A three-part review of The Five Love Languages of Children by Gary Chapman and Ross Campbell, MD.
Since I know you’re eager to find out about the last three love languages, let’s jump right in!
Love Language #3—Quality Time
Children with this love language feel most loved with the undivided attention of another person. This tells the child that she is the most important person in the world to the parent. Quality time is focused attention. “When a child’s love tank is empty and attention is the only thing that will fill it, that child will go to almost any lengths to get what she needs,” the authors explain. Even negative attention seems better than no attention to many children.

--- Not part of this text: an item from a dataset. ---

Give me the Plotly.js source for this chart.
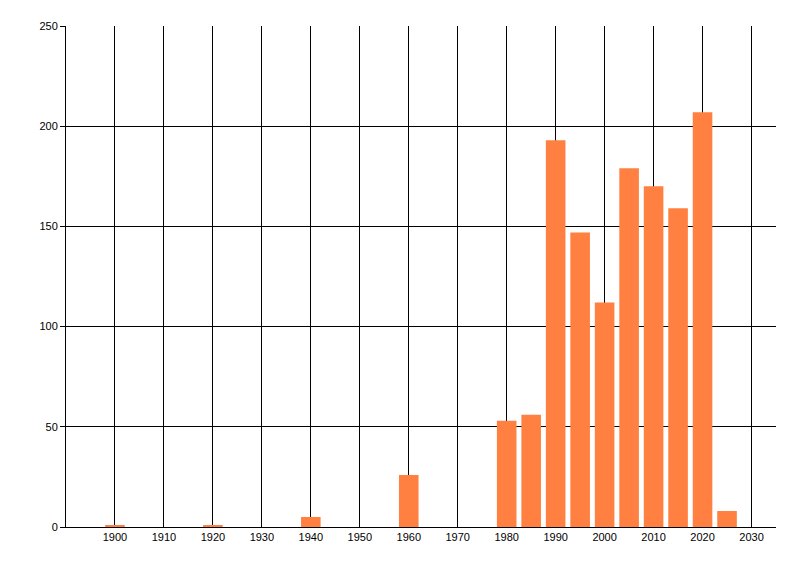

It often doesn’t matter what the activity is as long as the child receives the parent’s attention. Bed time rituals are common ways of getting quality time with each child at the end of the day. Regular parent child dates, attending sporting events or other shared interests can provide one-one-one time. During the one-on-one time quality conversations have a place to occur. As the child grows older and his life becomes more complex, quality time can provide the bridge for parent/child communication during teen years.
Love Language #4–Gifts
Children with the love language of gifts find special joy and meaning in the giving and receiving of gifts. They tend to place special significance on gifts received, savoring them and placing them in a special place. They anticipate occasions where gifts are given or received. The gift itself is not the most important thing. It is the love behind the gift. Giving of gifts shouldn’t be a substitute for the expression of other love languages such as quality time or physical touch. True gifts are not bribes for homework or pay for a job. And not all meaningful gifts come from stores. Gifts can be simple things from the house or nature too. While all children love to receive gifts, it is the child with the love language of gifts that sees the gift as an extension of your love. Gifts from you are “love’s loudest voice.”
Love Language #5—Acts of Service
When acts of service are our child’s primary love language, he receives a full emotional love tank when we help him with a loving and positive attitude. Fixing his toy or helping him with schoolwork communicates that we truly love him. When we don’t help, or respond harshly, we “puncture his love tank.”
We serve our children, not to please them but to do what’s best for them. In doing acts of service, we do things for them they cannot yet do for themselves. We model unselfish behavior. At the appropriate age we also teach them how to serve themselves and others. They see our generous acts of love to family. They see us use our unique abilities and skills to serve the family and others. Eventually this helps them escape their self-centered focus and help others, which is one of our goals as parents.
Obviously all our children need acts of service and the modeling of them, but these acts of service speak love to our child with this love language. However, it doesn’t mean we jump at his every request. The authors suggest a “thoughtful and loving response” will enable us to keep his love tank full.
Motherhood is the hardest job I’ve ever had. I’m guessing I’m not alone. Admittedly, I wrestle with unrealistic expectations. My husband helps by speaking my love language: “You are doing a great job with the kids honey.” The five love languages are helpful tools. I’m hopeful I am learning to speak my two children’s love languages more proficiently as a result of this book and that one day, two more healthy adults will be blessing their community, enjoying their families and speaking love languages fluently.
-posted by Donna Mershon Detweiler who is rereading this book because there’s lot more to learn.
All kids need physical touch, however kids whose primary love language is physical touch need a lot of hugs, kisses, pats on the back, wrestling and other expressions of physical touch. If our children are in the care of others, we need to ensure they are still getting plenty of loving touch throughout their day. The more we can keep our kids emotional tanks full, the healthier their self esteem and sexual identity will be. School age children need hugs to provide emotional security for their day at school, boys and girls alike. Playing sports provides some physical touch. Wrestling and tickle fights are favorites for most kids. Bedtime stories and snuggling after bath time also are regular opportunities for touch.
Some children feel the greatest sense of love in words spoken that affirm them. These nurturing words provide a sense of self worth and security and enable a child with this love language to move confidently in her world. While “I love you” is an important phrase, there are many kinds of words of encouragement. Words of praise are sincere words that focus on what a child has accomplished. Words of encouragement are designed to give a child the courage to attempt more. They provide motivation to do something positive. Words of loving guidance help a child to develop or warn him or her of dangers. Most guidance should be positive; however prohibitions should be given in a positive manner and should be less given less. Words of praise that are dishonest or spoken too frequently or with intent to manipulate are wasted. Only words spoken sincerely and with love fill a child’s love tank, especially the child who hears she is loved the most deeply through words.